June 2, 2010, 3:46pm [ manila bulletin online ]
Key real estate players look forward to the opportunities presented by the drop in the supply of office space which will be felt towards the end of 2010. Anticipating the new office development projects coming on-stream beginning the third quarter of 2010 until 2014, savvy industry observers are now positioning to fill the gap, according to analysts of Jones Lang La Salle Leechiu (JLLL).
Unlike in previous office construction booms, the risk of “building the wrong product” or office space that do not meet clients’ needs is more likely to happen these days, observed Andy Yates, director of JLLL’s Project and Development Services Group. His group serves the needs of around 30 multinational clients in the Philippines alone.

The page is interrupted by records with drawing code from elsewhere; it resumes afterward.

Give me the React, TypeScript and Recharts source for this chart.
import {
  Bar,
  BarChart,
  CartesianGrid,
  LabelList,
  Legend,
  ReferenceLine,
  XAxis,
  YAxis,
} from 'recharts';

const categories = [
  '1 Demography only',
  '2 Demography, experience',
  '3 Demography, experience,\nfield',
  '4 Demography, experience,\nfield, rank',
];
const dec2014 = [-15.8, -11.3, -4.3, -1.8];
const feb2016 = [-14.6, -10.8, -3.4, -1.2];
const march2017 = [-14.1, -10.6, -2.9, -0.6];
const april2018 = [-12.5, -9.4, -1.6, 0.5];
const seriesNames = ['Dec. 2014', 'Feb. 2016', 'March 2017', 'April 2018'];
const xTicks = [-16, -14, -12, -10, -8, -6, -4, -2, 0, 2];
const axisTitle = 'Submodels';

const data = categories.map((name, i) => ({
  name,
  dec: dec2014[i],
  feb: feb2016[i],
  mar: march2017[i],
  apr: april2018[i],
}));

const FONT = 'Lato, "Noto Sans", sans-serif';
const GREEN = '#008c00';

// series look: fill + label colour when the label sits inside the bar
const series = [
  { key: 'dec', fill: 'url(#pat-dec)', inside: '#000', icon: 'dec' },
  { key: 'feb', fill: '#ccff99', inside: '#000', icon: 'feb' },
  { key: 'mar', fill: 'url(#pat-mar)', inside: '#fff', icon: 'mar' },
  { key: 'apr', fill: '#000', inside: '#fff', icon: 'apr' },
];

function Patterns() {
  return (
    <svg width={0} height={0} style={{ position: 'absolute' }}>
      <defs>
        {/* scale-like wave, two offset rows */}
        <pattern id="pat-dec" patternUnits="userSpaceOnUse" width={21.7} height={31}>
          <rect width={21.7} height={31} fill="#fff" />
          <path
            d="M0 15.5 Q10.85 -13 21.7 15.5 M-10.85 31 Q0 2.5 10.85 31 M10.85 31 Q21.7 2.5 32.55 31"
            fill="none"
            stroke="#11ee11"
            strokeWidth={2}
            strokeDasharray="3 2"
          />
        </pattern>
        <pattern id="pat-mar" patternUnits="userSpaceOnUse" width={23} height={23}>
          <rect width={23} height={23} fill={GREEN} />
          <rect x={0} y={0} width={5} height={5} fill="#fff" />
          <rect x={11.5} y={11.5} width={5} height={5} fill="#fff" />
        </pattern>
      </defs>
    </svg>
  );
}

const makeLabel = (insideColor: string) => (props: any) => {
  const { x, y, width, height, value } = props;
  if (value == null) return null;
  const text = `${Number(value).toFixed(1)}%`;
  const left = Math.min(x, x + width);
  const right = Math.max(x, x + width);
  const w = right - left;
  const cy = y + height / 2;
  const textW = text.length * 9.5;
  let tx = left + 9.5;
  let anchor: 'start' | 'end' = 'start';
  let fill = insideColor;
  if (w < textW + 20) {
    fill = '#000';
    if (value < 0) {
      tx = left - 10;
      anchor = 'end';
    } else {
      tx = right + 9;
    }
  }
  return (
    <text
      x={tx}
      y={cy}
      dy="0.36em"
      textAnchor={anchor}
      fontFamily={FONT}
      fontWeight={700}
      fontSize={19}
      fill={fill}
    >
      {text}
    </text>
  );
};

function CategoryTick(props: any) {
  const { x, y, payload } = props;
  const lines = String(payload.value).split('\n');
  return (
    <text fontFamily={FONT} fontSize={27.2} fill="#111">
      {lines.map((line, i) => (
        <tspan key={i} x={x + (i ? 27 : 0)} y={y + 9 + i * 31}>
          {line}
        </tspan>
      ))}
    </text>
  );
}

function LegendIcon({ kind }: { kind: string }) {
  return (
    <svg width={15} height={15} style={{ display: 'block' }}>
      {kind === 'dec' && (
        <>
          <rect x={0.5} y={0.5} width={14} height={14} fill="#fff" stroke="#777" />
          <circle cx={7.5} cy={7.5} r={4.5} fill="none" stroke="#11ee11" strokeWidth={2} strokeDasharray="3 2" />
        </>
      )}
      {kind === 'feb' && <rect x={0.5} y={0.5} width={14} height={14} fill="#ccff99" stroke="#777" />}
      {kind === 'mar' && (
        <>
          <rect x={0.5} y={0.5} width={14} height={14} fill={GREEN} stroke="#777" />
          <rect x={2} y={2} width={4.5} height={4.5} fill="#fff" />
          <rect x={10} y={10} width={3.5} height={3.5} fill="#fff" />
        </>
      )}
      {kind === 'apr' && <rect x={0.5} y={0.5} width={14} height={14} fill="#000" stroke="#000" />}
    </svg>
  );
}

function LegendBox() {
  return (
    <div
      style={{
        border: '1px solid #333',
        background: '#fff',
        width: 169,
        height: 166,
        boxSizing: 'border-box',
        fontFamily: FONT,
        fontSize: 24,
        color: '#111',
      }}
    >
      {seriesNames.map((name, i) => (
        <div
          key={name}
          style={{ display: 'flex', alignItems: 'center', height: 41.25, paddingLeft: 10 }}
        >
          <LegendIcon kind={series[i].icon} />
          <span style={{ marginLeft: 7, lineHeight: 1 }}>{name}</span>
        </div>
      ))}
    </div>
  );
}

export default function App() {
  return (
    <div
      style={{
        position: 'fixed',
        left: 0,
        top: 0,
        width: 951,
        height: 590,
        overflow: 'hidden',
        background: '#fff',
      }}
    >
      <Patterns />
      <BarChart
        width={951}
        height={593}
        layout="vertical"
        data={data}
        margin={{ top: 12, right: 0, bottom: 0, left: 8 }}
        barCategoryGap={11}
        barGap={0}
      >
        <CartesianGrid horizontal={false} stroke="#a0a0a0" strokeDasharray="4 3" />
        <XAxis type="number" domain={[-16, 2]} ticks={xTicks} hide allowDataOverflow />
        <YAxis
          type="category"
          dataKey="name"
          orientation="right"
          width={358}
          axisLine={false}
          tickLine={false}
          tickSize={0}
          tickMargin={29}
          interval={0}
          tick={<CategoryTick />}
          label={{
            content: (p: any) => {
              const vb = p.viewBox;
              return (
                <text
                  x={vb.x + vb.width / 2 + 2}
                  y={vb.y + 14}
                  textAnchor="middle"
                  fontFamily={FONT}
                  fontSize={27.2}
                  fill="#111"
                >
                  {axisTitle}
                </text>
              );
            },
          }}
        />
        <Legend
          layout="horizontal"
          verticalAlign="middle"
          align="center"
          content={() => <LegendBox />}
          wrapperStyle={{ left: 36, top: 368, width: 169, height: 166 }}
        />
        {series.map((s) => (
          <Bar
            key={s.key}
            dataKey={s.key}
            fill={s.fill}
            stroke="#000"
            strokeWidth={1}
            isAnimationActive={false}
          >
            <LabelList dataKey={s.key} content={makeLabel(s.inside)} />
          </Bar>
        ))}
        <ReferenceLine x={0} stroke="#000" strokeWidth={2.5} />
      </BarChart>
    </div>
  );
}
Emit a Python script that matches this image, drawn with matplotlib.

Jones Lang LaSalle is a financial and professional services firm specializing in real estate and operates in 60 countries. In the Philippines, the company operates as Jones Lang LaSalle Leechiu.
He explained that business process outsourcing firms continue to drive demand for office development, estimated at a minimum of 300,000 sqm annually. Yet real estate lessors, particularly the medium-sized ones or smaller, can lose out on their business because they are unaware of this sector’s needs. A building with an emergency exit stairwell that does not conform to the specifications of the local building code for the large number of workers employed by BPOs, for instance, will not get high ratings from prospective lessees. Neither will a building that cannot accommodate a BPO’s signage, he said.
Having project-managed the fit-out of more that 300,000 sqm of office space for both global and local firms doing business in the Philippines, Yates’ team offers owners and investors advice on design, construction and risk management for new as well as existing buildings. Building owners, he said, tend to focus on a building’s aesthetics. He noted: “We help them refocus on making a property more efficient. We advise against curtain walls and expensive features that add to cost but not to more cost-effective BPO operations.”
When choosing a property, a BPO prioritizes large floor plates that are open and regular in shape to accommodate as many as 500 call center agents on a single floor, he explained. Such a floor plan favors high ceilings with extra room for all the cables and building services that must pass through them. “Otherwise, the place could tend to become claustrophobic.”
The opportunities for cost savings are highest during the initial and design stages of a project, according to Yates. “Corrections made during construction and after occupants have moved into a property are costly, disruptive and often unfeasible.”
Through simple value engineering, said Yates, a company can realize great savings. JLLL was able to generate savings of over P3 million for a multinational financial institute on a recent project in Makati by offering value engineering and cost saving options during the design and procurement stages of the project.